Exploring family history gives teens a sense of their place in the world.

I got my first good look at the Declaration of Independence at a local McDonald’s. I was nine years old, the US Bicentennial celebration was in full swing, and Colonial America and Revolutionary War themes were popular, well, everywhere.

As I sat in the red plastic booth with my Happy Meal, staring up at the life-sized reproduction on the wall over our table, I saw my name. Well, my last name, anyway.

Someone named Tho. Stone had signed the Declaration of Independence three lines below John Hancock. I wondered if we were related to him, then dismissed the idea.

Learning that Thomas Stone is a distant cousin increased my interest in American history.

Many years later, I learned I am indeed related to Thomas Stone, a signer of the Declaration of Independence. He’s my great-great-great-great grandfather’s first cousin, and that makes him my first cousin seven times removed. Does that make me feel better about myself?

Probably, say psychologists.

A study conducted at Emory University and published in 2010 involved asking children a range of questions such as whether they knew where their parents met and where they grew up and went to school. The authors found that the more children knew about their family history, the higher their self-esteem and the better able they were to deal with the effects of stress.

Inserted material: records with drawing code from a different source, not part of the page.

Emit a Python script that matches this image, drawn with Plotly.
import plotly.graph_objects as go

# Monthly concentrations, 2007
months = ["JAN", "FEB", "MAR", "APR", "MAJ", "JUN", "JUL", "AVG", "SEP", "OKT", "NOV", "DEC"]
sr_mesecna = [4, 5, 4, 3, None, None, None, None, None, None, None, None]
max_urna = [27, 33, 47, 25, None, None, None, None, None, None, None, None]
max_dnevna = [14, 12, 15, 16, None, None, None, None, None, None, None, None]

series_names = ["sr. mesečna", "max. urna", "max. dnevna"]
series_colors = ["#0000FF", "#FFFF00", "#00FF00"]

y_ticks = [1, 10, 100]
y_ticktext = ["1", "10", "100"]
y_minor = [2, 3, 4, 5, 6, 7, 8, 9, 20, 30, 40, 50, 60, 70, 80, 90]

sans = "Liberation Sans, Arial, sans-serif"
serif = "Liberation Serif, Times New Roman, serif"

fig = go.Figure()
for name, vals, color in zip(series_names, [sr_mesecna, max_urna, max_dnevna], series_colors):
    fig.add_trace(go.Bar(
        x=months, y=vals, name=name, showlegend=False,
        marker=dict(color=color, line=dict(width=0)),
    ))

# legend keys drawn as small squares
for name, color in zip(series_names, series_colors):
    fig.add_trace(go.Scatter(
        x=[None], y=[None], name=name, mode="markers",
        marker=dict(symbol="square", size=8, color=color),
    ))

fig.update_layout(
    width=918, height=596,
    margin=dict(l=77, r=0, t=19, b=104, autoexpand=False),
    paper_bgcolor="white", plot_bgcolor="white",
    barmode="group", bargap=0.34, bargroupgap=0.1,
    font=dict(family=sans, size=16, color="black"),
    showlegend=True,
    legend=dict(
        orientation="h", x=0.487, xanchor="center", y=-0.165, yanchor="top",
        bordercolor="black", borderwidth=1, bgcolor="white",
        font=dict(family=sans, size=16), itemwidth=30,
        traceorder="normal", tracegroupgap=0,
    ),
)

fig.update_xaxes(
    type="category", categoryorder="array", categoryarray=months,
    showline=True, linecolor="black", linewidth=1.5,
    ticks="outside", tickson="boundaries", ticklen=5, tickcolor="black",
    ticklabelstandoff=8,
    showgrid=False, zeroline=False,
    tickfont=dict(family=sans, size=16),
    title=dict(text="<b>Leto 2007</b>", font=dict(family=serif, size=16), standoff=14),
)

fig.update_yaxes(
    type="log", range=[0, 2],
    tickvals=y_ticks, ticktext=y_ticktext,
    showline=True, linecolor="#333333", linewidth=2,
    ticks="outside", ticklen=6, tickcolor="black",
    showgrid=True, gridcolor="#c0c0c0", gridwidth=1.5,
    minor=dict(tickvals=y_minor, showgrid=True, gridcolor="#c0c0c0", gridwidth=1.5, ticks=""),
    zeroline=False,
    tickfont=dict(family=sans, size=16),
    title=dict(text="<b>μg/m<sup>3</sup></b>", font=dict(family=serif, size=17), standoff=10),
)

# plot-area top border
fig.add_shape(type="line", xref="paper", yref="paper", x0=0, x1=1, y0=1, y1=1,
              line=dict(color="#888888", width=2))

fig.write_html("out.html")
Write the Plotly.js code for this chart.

Encouraging teenagers to dig into their family history helps strengthen family ties, whether the history is that of a parent or grandparent, or someone much more distant. Knowing more about the events in our family members’ lives helps us understand each other better, and can even bridge those gaps of disconnect between parents and teens.

Family stories informed me that my dad’s ability to build or fix almost anything is something passed down from his ancestors, who built and ran a saw and flour mill. That my sister’s passion for helping people, which led her to medical school, is not unlike that of our great-grandmother, who was a dedicated nurse.

So far, I’ve written two books about my ancestors and one about my husband’s grandfather, and I recently started another project, featuring two of my Revolutionary War patriot ancestors. One of them is a woman. She was brave and smart, and safely delivered secret papers to General Washington himself at Valley Forge. I can’t wait to share her story, because it connects me to every American.